Aim »
Repeat the material exactly from its first line to the line that includes "fig = go.Figure()". Skip pictures.

Source data »
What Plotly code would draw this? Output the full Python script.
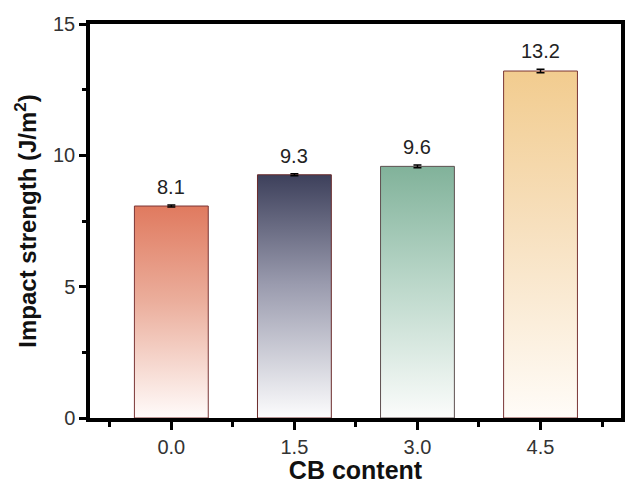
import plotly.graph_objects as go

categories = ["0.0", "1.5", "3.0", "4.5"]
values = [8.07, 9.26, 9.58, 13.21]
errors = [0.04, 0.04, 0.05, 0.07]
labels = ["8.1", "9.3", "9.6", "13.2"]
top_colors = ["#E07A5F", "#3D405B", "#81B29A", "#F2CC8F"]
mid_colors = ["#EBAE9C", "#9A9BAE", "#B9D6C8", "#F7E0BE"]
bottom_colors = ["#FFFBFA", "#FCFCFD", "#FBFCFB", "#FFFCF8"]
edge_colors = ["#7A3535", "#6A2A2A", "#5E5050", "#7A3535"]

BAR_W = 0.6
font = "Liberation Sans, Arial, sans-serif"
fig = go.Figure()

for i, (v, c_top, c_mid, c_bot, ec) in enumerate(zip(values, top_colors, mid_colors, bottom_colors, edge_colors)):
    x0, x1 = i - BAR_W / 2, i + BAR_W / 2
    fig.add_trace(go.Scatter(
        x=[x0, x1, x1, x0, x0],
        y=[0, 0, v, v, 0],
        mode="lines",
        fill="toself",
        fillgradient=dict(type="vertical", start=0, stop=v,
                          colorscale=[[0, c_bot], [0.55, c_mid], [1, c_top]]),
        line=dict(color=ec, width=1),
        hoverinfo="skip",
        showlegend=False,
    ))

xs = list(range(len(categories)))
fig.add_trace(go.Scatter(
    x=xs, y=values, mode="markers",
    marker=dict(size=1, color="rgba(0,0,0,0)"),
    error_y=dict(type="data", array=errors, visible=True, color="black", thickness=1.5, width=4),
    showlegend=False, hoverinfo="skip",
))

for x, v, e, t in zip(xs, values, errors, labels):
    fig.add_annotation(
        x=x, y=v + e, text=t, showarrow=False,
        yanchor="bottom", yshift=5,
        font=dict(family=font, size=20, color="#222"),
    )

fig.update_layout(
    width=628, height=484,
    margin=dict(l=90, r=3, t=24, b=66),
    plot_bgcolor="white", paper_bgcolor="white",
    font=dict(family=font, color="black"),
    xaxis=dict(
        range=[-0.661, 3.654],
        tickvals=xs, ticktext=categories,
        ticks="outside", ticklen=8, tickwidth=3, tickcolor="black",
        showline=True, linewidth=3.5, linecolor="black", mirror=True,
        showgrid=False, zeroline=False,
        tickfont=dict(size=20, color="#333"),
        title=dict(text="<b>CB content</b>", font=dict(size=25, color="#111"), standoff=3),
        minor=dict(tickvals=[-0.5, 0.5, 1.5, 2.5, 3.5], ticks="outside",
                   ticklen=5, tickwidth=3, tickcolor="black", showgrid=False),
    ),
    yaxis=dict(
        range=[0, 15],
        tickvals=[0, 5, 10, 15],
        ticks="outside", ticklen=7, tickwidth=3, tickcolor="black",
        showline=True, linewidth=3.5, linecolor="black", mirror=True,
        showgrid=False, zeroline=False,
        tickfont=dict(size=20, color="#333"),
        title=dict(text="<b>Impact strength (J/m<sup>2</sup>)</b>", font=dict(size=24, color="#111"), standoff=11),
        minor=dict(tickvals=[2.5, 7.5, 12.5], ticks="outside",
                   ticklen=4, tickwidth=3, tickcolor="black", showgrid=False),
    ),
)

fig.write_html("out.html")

Final result »
What Plotly code would draw this? Output the full Python script.
import plotly.graph_objects as go

categories = ["0.0", "1.5", "3.0", "4.5"]
values = [8.07, 9.26, 9.58, 13.21]
errors = [0.04, 0.04, 0.05, 0.07]
labels = ["8.1", "9.3", "9.6", "13.2"]
top_colors = ["#E07A5F", "#3D405B", "#81B29A", "#F2CC8F"]
mid_colors = ["#EBAE9C", "#9A9BAE", "#B9D6C8", "#F7E0BE"]
bottom_colors = ["#FFFBFA", "#FCFCFD", "#FBFCFB", "#FFFCF8"]
edge_colors = ["#7A3535", "#6A2A2A", "#5E5050", "#7A3535"]

BAR_W = 0.6
font = "Liberation Sans, Arial, sans-serif"
fig = go.Figure()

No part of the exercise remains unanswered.